Looking back, the thing I had most in my favor in regards to making people receptive to being photographed, and/or simply allowing me to shoot what I wanted whenever I wanted, was seniority. The more time I spent at that park and the more years that passed, the more comfortable I felt, and the people there just got used to me always being there. They'd even approach me wanting to be interviewed. Then when it came to filming the eccentric regulars like Wendell, Signs or the crusty punks who'd normally shun photographers, I was able to develop a relationship with them before pulling out the camera at all. As time passed and I reached the 8 to 10 year mark I was permitted to film almost whatever I wanted because the people there simply knew who I was, what I was doing, and were even there to back me up if I looked like I might be getting a bit nosey to someone unfamiliar with me. Then it wasn't until probably 2012 or so that I really developed a skill for interviewing. Now that I think about it, that started with me interviewing Shaggy for Year In Reviews. That's probably when I discovered I could basically use the same method of getting information out of anyone.

It also didn't hurt making it all into a game on the postcards to get people involved. Having something tangible to show gave me credit of sorts when approaching strangers and getting them interested in being interviewed on camera.
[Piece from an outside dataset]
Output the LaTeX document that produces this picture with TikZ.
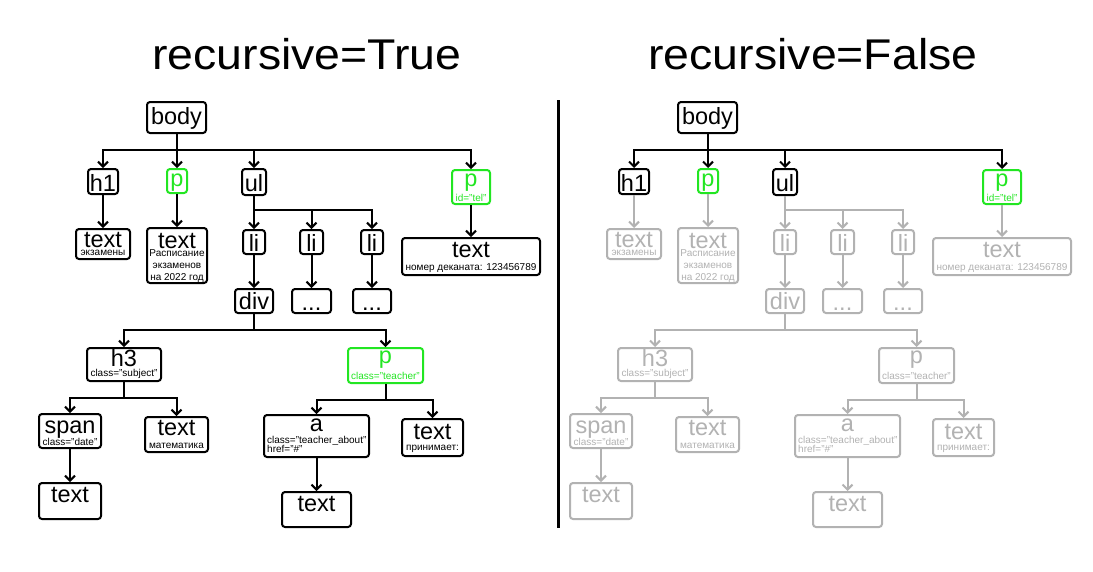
\documentclass[tikz,border=0pt]{standalone}
\usepackage{fontspec}
\usepackage{graphicx}
\setmainfont{Liberation Sans}
\usetikzlibrary{arrows.meta}
\definecolor{grn}{RGB}{34,230,34}
\definecolor{gry}{RGB}{178,178,178}
\newcommand\mainf{\fontsize{23.5}{26}\selectfont}
\newcommand\subf{\fontsize{10}{12}\selectfont}
\newcommand\titf{\fontsize{43}{50}\selectfont}
\newcommand\bx[6]{\node[box,#6,minimum width={(#4-#2-2)*1pt},minimum height={(#5-#3-2)*1pt}] (#1) at ({(#2+#4)/2},{(#3+#5)/2}) {};}
\newcommand\domtree{%
  \coordinate (b1) at (0,149.5);
  \coordinate (b2) at (0,209.5);
  \coordinate (b3) at (0,330);
  \coordinate (b4) at (0,398);
  \coordinate (b5) at (0,399.5);
  % boxes
  \bx{body}{146}{101}{207}{134}{cK}
  \bx{h1}{87}{168}{119}{195}{cK}
  \bx{pA}{166}{168}{188}{194}{cGA}
  \bx{ul}{241}{168}{267}{196}{cK}
  \bx{pTel}{451}{169}{491}{205}{cGA}
  \bx{t1}{75}{228}{131}{260}{cR}
  \bx{t2}{146}{227}{208}{284}{cR}
  \bx{li1}{242}{229}{266}{255}{cR}
  \bx{li2}{299}{229}{324}{255}{cR}
  \bx{li3}{360}{229}{384}{255}{cR}
  \bx{t3}{401}{237}{541}{276}{cR}
  \bx{div}{234}{288}{274}{314}{cR}
  \bx{d1}{291}{288}{332}{314}{cR}
  \bx{d2}{352}{288}{392}{314}{cR}
  \bx{h3}{86}{347}{162}{382}{cR}
  \bx{pT}{347}{347}{424}{384}{cGT}
  \bx{span}{38}{413}{102}{449}{cR}
  \bx{t4}{144}{416}{209}{453}{cR}
  \bx{a}{263}{414}{370}{458}{cR}
  \bx{t5}{401}{418}{464}{457}{cR}
  \bx{t6}{38}{482}{102}{520}{cR}
  \bx{t7}{281}{491}{352}{528}{cR}
  % labels
  \node[lbl,cK,font=\mainf] (body-l) at (176.5,124.5) {body};
  \node[lbl,cK,font=\mainf] (h1-l) at (103,191.5) {h1};
  \node[lbl,cGA,font=\mainf] (pA-l) at (177,186) {p};
  \node[lbl,cK,font=\mainf] (ul-l) at (254,191.5) {ul};
  \node[lbl,cGA,font=\mainf] (pTel-l) at (471,186.5) {p};
  \node[lbl,cGA,font=\subf] (pTel-s) at (471,201) {id="tel"};
  \node[lbl,cR,font=\mainf] (t1-l) at (103,247.5) {text};
  \node[lbl,cR,font=\subf] (t1-s) at (103,255) {экзамены};
  \node[lbl,cR,font=\mainf] (t2-l) at (177,248) {text};
  \node[lbl,cR,font=\subf] (t2-s1) at (177,256.5) {Расписание};
  \node[lbl,cR,font=\subf] (t2-s2) at (177,268.5) {экзаменов};
  \node[lbl,cR,font=\subf] (t2-s3) at (177,280.5) {на 2022 год};
  \node[lbl,cR,font=\mainf] (li1-l) at (254,251.5) {li};
  \node[lbl,cR,font=\mainf] (li2-l) at (311.5,251.5) {li};
  \node[lbl,cR,font=\mainf] (li3-l) at (372,251.5) {li};
  \node[lbl,cR,font=\mainf] (t3-l) at (471,257.5) {text};
  \node[lbl,cR,font=\subf] (t3-s) at (471,270) {номер деканата: 123456789};
  \node[lbl,cR,font=\mainf] (div-l) at (254,309.5) {div};
  \node[lbl,cR,font=\mainf] (d1-l) at (311.5,310) {...};
  \node[lbl,cR,font=\mainf] (d2-l) at (372,310) {...};
  \node[lbl,cR,font=\mainf] (h3-l) at (124,366.5) {h3};
  \node[lbl,cR,font=\subf] (h3-s) at (124,376.5) {class="subject"};
  \node[lbl,cGT,font=\mainf] (pT-l) at (385.5,363.5) {p};
  \node[lbl,cGT,font=\subf] (pT-s) at (385.5,379) {class="teacher"};
  \node[lbl,cR,font=\mainf] (span-l) at (70,433) {span};
  \node[lbl,cR,font=\subf] (span-s) at (70,445) {class="date"};
  \node[lbl,cR,font=\mainf] (t4-l) at (176.5,435.5) {text};
  \node[lbl,cR,font=\subf] (t4-s) at (176.5,448) {математика};
  \node[lbl,cR,font=\mainf] (a-l) at (316.5,431.5) {a};
  \node[lbl,cR,font=\subf,anchor=base west] (a-s1) at (267,443) {class="teacher\_about"};
  \node[lbl,cR,font=\subf,anchor=base west] (a-s2) at (267,452) {href="\#"};
  \node[lbl,cR,font=\mainf] (t5-l) at (432.5,439) {text};
  \node[lbl,cR,font=\subf] (t5-s) at (432.5,450) {принимает:};
  \node[lbl,cR,font=\mainf] (t6-l) at (70,502) {text};
  \node[lbl,cR,font=\mainf] (t7-l) at (316.5,511.5) {text};
  % connectors
  \draw[arr,eT] (body.south) -- (body.south |- b1) -| (h1.north);
  \draw[arr,eT] (body.south) -- (body.south |- b1) -| (pA.north);
  \draw[arr,eT] (body.south) -- (body.south |- b1) -| (ul.north);
  \draw[arr,eT] (body.south) -- (body.south |- b1) -| (pTel.north);
  \draw[arr,eR] (h1.south) -- (t1.north);
  \draw[arr,eR] (pA.south) -- (t2.north);
  \draw[arr,eR] (pTel.south) -- (t3.north);
  \draw[arr,eR] (ul.south) -- (ul.south |- b2) -| (li1.north);
  \draw[arr,eR] (ul.south) -- (ul.south |- b2) -| (li2.north);
  \draw[arr,eR] (ul.south) -- (ul.south |- b2) -| (li3.north);
  \draw[arr,eR] (li1.south) -- (div.north);
  \draw[arr,eR] (li2.south) -- (d1.north);
  \draw[arr,eR] (li3.south) -- (d2.north);
  \draw[arr,eR] (div.south) -- (div.south |- b3) -| (h3.north);
  \draw[arr,eR] (div.south) -- (div.south |- b3) -| (pT.north);
  \draw[arr,eR] (h3.south) -- (h3.south |- b4) -| (span.north);
  \draw[arr,eR] (h3.south) -- (h3.south |- b4) -| (t4.north);
  \draw[arr,eR] (pT.south) -- (pT.south |- b5) -| (a.north);
  \draw[arr,eR] (pT.south) -- (pT.south |- b5) -| (t5.north);
  \draw[arr,eR] (span.south) -- (t6.north);
  \draw[arr,eR] (a.south) -- (t7.north);
}
\begin{document}
\begin{tikzpicture}[x=1pt,y=-1pt,
  box/.style={draw, rounded corners=3pt, line width=2pt, inner sep=0pt},
  lbl/.style={anchor=base, inner sep=0pt},
  arr/.style={-{Straight Barb[length=5pt,width=10pt]}, line width=2pt},
  cK/.style={color=black}, cGA/.style={color=grn}]
  \fill[white] (0,0) rectangle (1093,571);
  \useasboundingbox (0,0) rectangle (1093,571);
  \node[font=\titf, anchor=base, inner sep=0pt] (titleL) at (307,69) {\scalebox{1.08}[1]{recursive=True}};
  \node[font=\titf, anchor=base, inner sep=0pt] (titleR) at (813,69) {\scalebox{1.08}[1]{recursive=False}};
  \coordinate (divtop) at (558.5,100);
  \coordinate (divbot) at (558.5,528);
  \draw[line width=3pt] (divtop) -- (divbot);
  \begin{scope}[cGT/.style={color=grn}, cR/.style={color=black},
      eT/.style={draw=black}, eR/.style={draw=black}]
    \domtree
  \end{scope}
  \begin{scope}[xshift=531pt, name prefix=R-, cGT/.style={color=gry}, cR/.style={color=gry},
      eT/.style={draw=black}, eR/.style={draw=gry}]
    \domtree
  \end{scope}
\end{tikzpicture}
\end{document}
Around 2008 or so, after the Amazing Strangers section of my site started to actually get noticed by making the Peepers famous I had a fan email me telling me to "Check your PO Box." When I got to the post office, inside waiting for me was a brand new $500 Canon Powershot SX50 HS. I asked the anonymous emailer why he got it for me and what he wanted in return for such an expensive gift. He simply replied "I'm sick of watching the crappy quality of your stuff, but I love what you're doing there." All I had to do was promise him I'd continue to document and upload NYC for him to see. That began my love for the Canon Powershot. And it's the 2012 model that I prefer most. It has the most dependable mic, the farthest zoom reach, and has lasted the longest of the followup models I bought later.

As for editing, I've always just preferred the iMovie program that came with my Mac. As long as I was able to move audio & video around easily, and maybe a few special effect options like slow motion and fading clips together I had all I needed. All of it I found easy to teach myself over the years.

Since I started the one thing I wish I would have invested in earlier would have to be external hard drives. I've lost plenty of photos and videos that I'd give anything to have back simply because I was a cheapskate and put off buying something to back everything up on. Now I have a stack of them, and I'm so pleased to have everything safely saved in several places. In my opinion getting something like a 3 terabyte Toshiba is easily affordable, will store years and years of footage, and could save you lots of heartache in the future.

I think the biggest challenge for you will be finding a place as easy to find subject matter as Union Square was for me. I've asked people from all over the world (who were visiting NYC) if they've ever seen a park like Union in their travels, and almost unanimously the response has been, "Nope. Not like this." But I'd be really interested to see what you can come up with there in Calgary Alberta, Canada. I've yet to see anyone else documenting a park like I have, and to me it seems like an obvious hobby for any filmographer out there.

Thank you for the compliments. I hope I answered your questions thoroughly enough!
Normal Bob


Thank you so much for the advice Bob! I was not expecting such a thorough reply I greatly appreciate it! 

I hope to start this project soon after some more investigation into the different areas of my city. Luckily I have almost identical equipment to your own but I'll definitely be picking up a hard drive for back ups! It's awesome to hear about the gifted camera and doesn’t surprise me at all your works incredible and you have a lot of fans! 

Once i get this whole thing kicked off I want you to know you’ll be credited in any video I produce and I’m absolutely honored to be mentioned on your site! thanks again for everything bob!